Kenneth Branagh as Laurence Olivier, Monroe's exasperated co-star and director on "The Prince and the Showgirl," was nominated for supporting actor.
"To be recognized for portraying one of the greatest actors of our time is truly an honor," Branagh said.
Also in the supporting-actor race: Albert Brooks as a gregarious but ruthless gangster in "Drive"; Jonah Hill as a statistics prodigy in "Moneyball"; Viggo Mortensen as Sigmund Freud in "A Dangerous Method"; and Christopher Plummer as an ailing, elderly father who comes out as gay in "Beginners."
Besides Bejo and Spencer, who plays a sassy maid in "The Help," supporting-actress nominees include "The Help" co-star Chastain as Spencer's lonely new boss.

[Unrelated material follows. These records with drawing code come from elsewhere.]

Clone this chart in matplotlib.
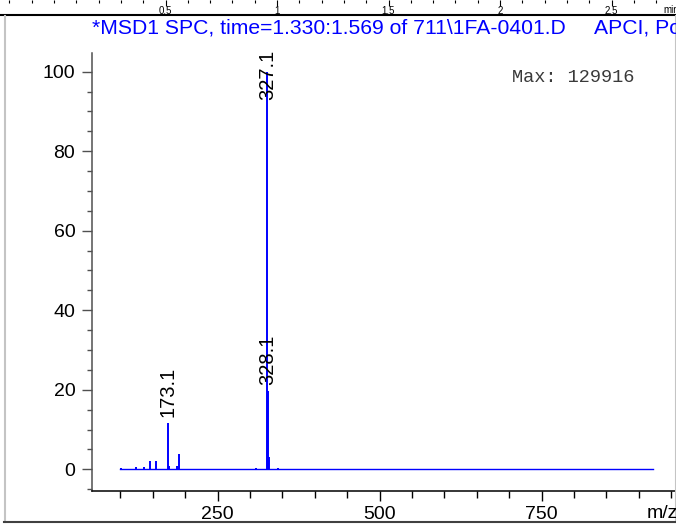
import matplotlib.pyplot as plt
from matplotlib.lines import Line2D
from matplotlib.ticker import MultipleLocator

plt.rcParams['font.family'] = ['Liberation Sans', 'DejaVu Sans']

# mass spectrum: m/z and relative abundance (%)
mz = [101.0, 124.0, 137.0, 146.0, 155.0, 173.1, 175.0, 188.0, 190.1,
      309.0, 327.1, 328.1, 329.1, 344.0]
abund = [0.3, 0.6, 0.6, 2.1, 2.1, 11.7, 0.8, 0.8, 3.8,
         0.3, 100.0, 19.7, 3.2, 0.4]
labelled = [173.1, 327.1, 328.1]
scan_range = [100, 922]
max_count = 129916

title = r"*MSD1 SPC, time=1.330:1.569 of 711\1FA-0401.D     APCI, Pos, Scan, Frag: 70"

# time axis of the chromatogram pane above (only its bottom edge shows)
time_labels = [0.5, 1.0, 1.5, 2.0, 2.5]

W, H = 676, 530
fig = plt.figure(figsize=(W / 100, H / 100), dpi=100)

# --- chromatogram strip at the very top
axt = fig.add_axes([0, 1.0, 1, 0.05])
axt.set_xlim(-54 / 223, (W - 54) / 223)
axt.set_ylim(0, 1)
for s in axt.spines.values():
    s.set_visible(False)
axt.set_yticks([])
axt.xaxis.set_major_locator(MultipleLocator(0.5))
axt.xaxis.set_minor_locator(MultipleLocator(0.1))
axt.set_xticks(time_labels)
axt.set_xticklabels(['%g' % t for t in time_labels])
axt.tick_params(axis='x', which='major', length=4, width=0.8, pad=0.5,
                labelsize=7, direction='out')
axt.tick_params(axis='x', which='minor', length=2.5, width=0.8)
fig.text(663 / W, 1 - 10 / H, 'min', fontsize=7, va='center', ha='left')

# frame lines around the spectrum pane
fig.add_artist(Line2D([0, 1], [1 - 14.5 / H] * 2, color='black', lw=1.5))
fig.add_artist(Line2D([4.5 / W] * 2, [1 - 15.5 / H, 1 - 521.5 / H],
                      color='#c4c4c4', lw=1.5))
fig.add_artist(Line2D([675.5 / W] * 2, [1 - 15.5 / H, 1 - 521.5 / H],
                      color='#c4c4c4', lw=1.5))
fig.add_artist(Line2D([4 / W, 1], [1 - 521.7 / H] * 2, color='#404040', lw=1.5))

# --- spectrum
ax = fig.add_axes([92 / W, (H - 490.7) / H, 611.5 / W, 437.7 / H])
ax.set_xlim(56.3, 1000)
ax.set_ylim(-5.38, 104.7)

ax.plot(scan_range, [0, 0], color='#0000ff', lw=1.0)
ax.vlines(mz, 0, abund, color='#0000ff', lw=1.4)

top = ax.get_ylim()[1]
for m, a in zip(mz, abund):
    if m not in labelled:
        continue
    if a + 1.5 + 12.8 > top:
        ax.text(m, top + 0.7, '%.1f' % m, rotation=90, ha='center', va='top',
                fontsize=14.5, clip_on=False)
    else:
        ax.text(m, a + 1.5, '%.1f' % m, rotation=90, ha='center', va='bottom',
                fontsize=14.5)

ax.spines['top'].set_visible(False)
ax.spines['right'].set_visible(False)
ax.spines['left'].set_color('#505050')
ax.spines['left'].set_linewidth(1.1)
ax.spines['bottom'].set_color('black')
ax.spines['bottom'].set_linewidth(1.1)

ax.xaxis.set_major_locator(MultipleLocator(250))
ax.xaxis.set_minor_locator(MultipleLocator(50))
ax.yaxis.set_major_locator(MultipleLocator(20))
ax.yaxis.set_minor_locator(MultipleLocator(5))
ax.set_yticks([0, 20, 40, 60, 80, 100])
ax.tick_params(axis='x', which='major', length=7, width=1.0, pad=4, labelsize=14)
ax.tick_params(axis='x', which='minor', length=5, width=1.0)
ax.tick_params(axis='y', which='major', length=7, width=1.0, pad=5, labelsize=14,
               color='#505050')
ax.tick_params(axis='y', which='minor', length=3.5, width=1.0, color='#505050')

fig.text(92 / W, 1 - 28 / H, title, color='#0000ff', fontsize=15.2,
         ha='left', va='center')
fig.text(511.7 / W, 1 - 77 / H, 'Max: %d' % max_count, family='Liberation Mono',
         fontsize=13.4, color='#3a3a3a', ha='left', va='center')
fig.text(646.7 / W, 1 - 513 / H, 'm/z', fontsize=14, ha='left', va='center')

fig.savefig('out.png', dpi=100)
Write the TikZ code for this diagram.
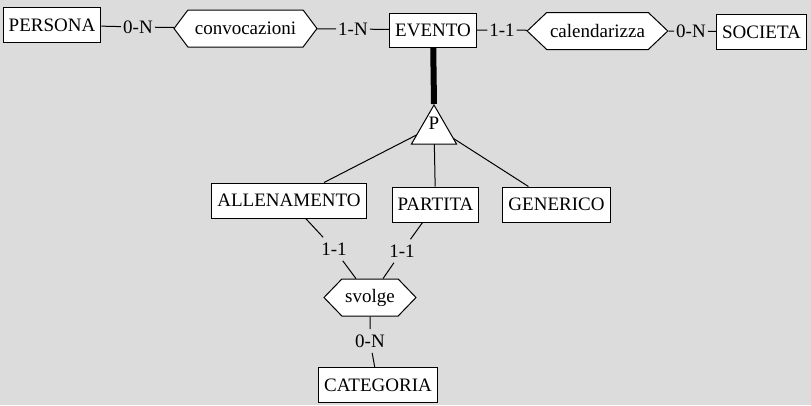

The other nominees are Janet McTeer as a cross-dressing laborer in "Albert Nobbs" and Shailene Woodley as a troublesome teen in "The Descendants."
Winslet had a second nomination, as best actress in a TV miniseries or movie for "Mildred Pierce." ''Downton Abbey" and "Mildred Pierce" tied for the most television nominations with four, with both shows competing for best miniseries or movie.
Several TV newcomers were among the nominees, including "Boss," ''New Girl," ''American Horror Story" and "Homeland."
"I feel very lucky to be part of it," said "Homeland" star Damian Lewis, who plays a Marine rescued in Afghanistan after eight years in captivity but who draws the suspicion of a CIA operative, played by Claire Danes. "Now I may even be in season 2 now."
Zooey Deschanel, star of the Fox comedy "New Girl," learned of her nomination as best actress in a comedy and also the show's nod for best comedy after waking up to find her cellphone's mailbox was full with messages.
"I don't expect to be recognized or validated. I've been doing this so long, and I've done so many movies where I work really hard and don't ever get this kind of attention. But I so appreciate it, I'm so thankful!" she said while on the way to work.
With drinks and dinner, the Globes are a laid-back affair for Hollywood's elite compared to the Oscars. The show turned a bit touchy last year as host Ricky Gervais repeatedly made sharp wisecracks about stars and the Hollywood Foreign Press Association, a group of about 85 entertainment reporters for overseas outlets that presents the Globes.
But Gervais helped give the show a TV ratings boost, and he's been invited back as host for a third-straight year.
Before the nominations announcement, the press group's president, Aida Takla-O'Reilly, joked that Gervais is a "naughty, naughty schoolboy."
Five-time Academy Award and Globe nominee Morgan Freeman ? who won the supporting-actor Oscar for "Million Dollar Baby" and a best-actor Globe for "Driving Miss Daisy" ? will receive the group's Cecil B. DeMille Award for lifetime achievement at the Jan. 15 ceremony.